Un agriculteur de Mekhatria qui fait travailler des saisonniers plaide lui aussi pour l’octroi d’une aide pour soutenir les villageois des hameaux reculés dans l’accès à un logement décent : «Ici, au chef-lieu, ça va. Il y a des bénéficiaires. Mais ceux qui souffrent le plus, ce sont les populations des montagnes. J’ai des travailleurs qui vivent dans des conditions extrêmement précaires, madhrorine. J’en ai trois qui partagent une même maison et ils sont tous mariés avec des enfants, et il y a aussi leurs parents.
On leur exige le CC14 (un document cadastral, ndlr) pour justifier la propriété du terrain et pouvoir déposer leurs dossiers alors que tout le monde sait que c’est leur terre depuis des générations !» témoigne cet agriculteur. «Ils devraient simplifier les procédures et octroyer plus d’aides», clame-t-il. «Normalement, un fellah, dès lors qu’il a des témoins qui attestent que c’est son terrain, il est tranquille.» «Dans la région, affirme ce fellah, beaucoup ont des terres mais ils n’ont pas de certificats de possession ni aucun acte de propriété.
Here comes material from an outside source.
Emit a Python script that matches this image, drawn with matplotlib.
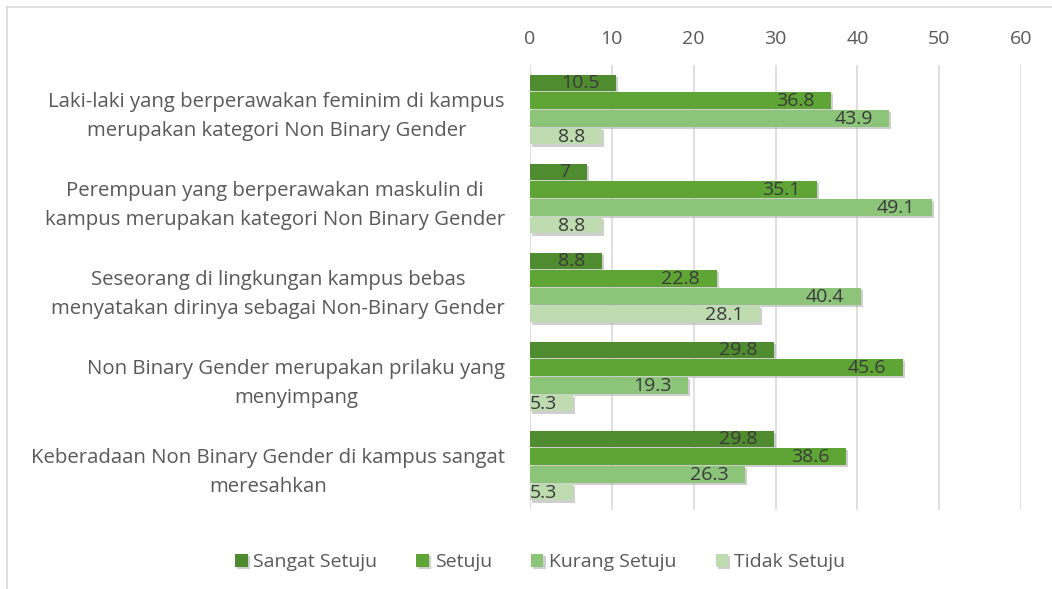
import numpy as np
import matplotlib.pyplot as plt
import matplotlib.patheffects as pe
from matplotlib.lines import Line2D

plt.rcParams['font.family'] = ['Open Sans', 'DejaVu Sans']

categories = [
    "Laki-laki yang berperawakan feminim di kampus\nmerupakan kategori Non Binary Gender",
    "Perempuan yang berperawakan maskulin di\nkampus merupakan kategori Non Binary Gender",
    "Seseorang di lingkungan kampus bebas\nmenyatakan dirinya sebagai Non-Binary Gender",
    "Non Binary Gender merupakan prilaku yang\nmenyimpang",
    "Keberadaan Non Binary Gender di kampus sangat\nmeresahkan",
]
series_names = ["Sangat Setuju", "Setuju", "Kurang Setuju", "Tidak Setuju"]
sangat_setuju = [10.5, 7, 8.8, 29.8, 29.8]
setuju = [36.8, 35.1, 22.8, 45.6, 38.6]
kurang_setuju = [43.9, 49.1, 40.4, 19.3, 26.3]
tidak_setuju = [8.8, 8.8, 28.1, 5.3, 5.3]
values = [sangat_setuju, setuju, kurang_setuju, tidak_setuju]
colors = ['#4f8b2f', '#5ea535', '#8cc47a', '#bfdcb1']

fig = plt.figure(figsize=(10.52, 5.89), dpi=100)
ax = fig.add_axes([530 / 1052, 1 - 510 / 589, (1021 - 530) / 1052, (510 - 65) / 589])

y = np.arange(len(categories))
h = 0.185
shadow = [pe.SimplePatchShadow(offset=(1.5, -1.5), shadow_rgbFace='#b0b0b0', alpha=0.6), pe.Normal()]
for i, (name, vals, c) in enumerate(zip(series_names, values, colors)):
    pos = y + (i - 1.5) * (h + 0.015)
    bars = ax.barh(pos, vals, height=h, color=c, label=name, zorder=3)
    for b in bars:
        b.set_path_effects(shadow)
    for p, v in zip(pos, vals):
        ax.annotate(f"{v:g}", xy=(v, p), xytext=(-12, -0.5), textcoords='offset points',
                    ha='right', va='center', fontsize=14, color='#3a3a3a', zorder=4)

ax.set_xlim(0, 60)
ax.set_ylim(len(categories) - 0.5, -0.5)
ax.set_xticks(range(0, 61, 10))
ax.xaxis.tick_top()
ax.tick_params(axis='x', length=0, labelsize=14, labelcolor='#595959', pad=12)
ax.set_yticks(y)
ax.set_yticklabels(categories, multialignment='center', fontsize=14.7, color='#595959',
                   linespacing=1.63)
ax.tick_params(axis='y', length=0, pad=18)
ax.grid(axis='x', color='#d9d9d9', linewidth=1.2, zorder=0)
for s in ax.spines.values():
    s.set_visible(False)

ax.legend(loc='center', bbox_to_anchor=(540 / 1052, 1 - 562 / 589), bbox_transform=fig.transFigure,
          ncol=4, frameon=False, fontsize=14, labelcolor='#595959', handlelength=0.65,
          handleheight=0.65, handletextpad=0.3, columnspacing=2.0)

fig.add_artist(Line2D([7 / 1052, 7 / 1052], [0, 1 - 7 / 589], color='#d9d9d9', lw=1.2))
fig.add_artist(Line2D([7 / 1052, 1], [1 - 7 / 589, 1 - 7 / 589], color='#d9d9d9', lw=1.2))

fig.savefig('out.png', dpi=100)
C’est un grand problème. Il faut que l’Etat facilite les procédures de régularisation du foncier. Le cadastre doit les enregistrer pour permettre à la nouvelle génération de travailler sur de nouvelles bases, sans entraves. Les jeunes d’aujourd’hui sont conscients.
Ils sont prêts à aller au cadastre et régulariser leur situation. Avant, quand le cadastre allait assainir le foncier, les gens ne prenaient pas ça très au sérieux, mais à présent, ils ont conscience du problème. Quand tu vas construire, on te demande les papiers du foncier, donc tout le monde veut régulariser son terrain. Même pour les crédits agricoles, ils ne te donnent pas d’argent sans acte de propriété. Ma yadaâmoukche, tu ne pourras bénéficier d’aucun soutien. Aujourd’hui, il faut des papiers pour tout. On passe notre temps dans les administrations.»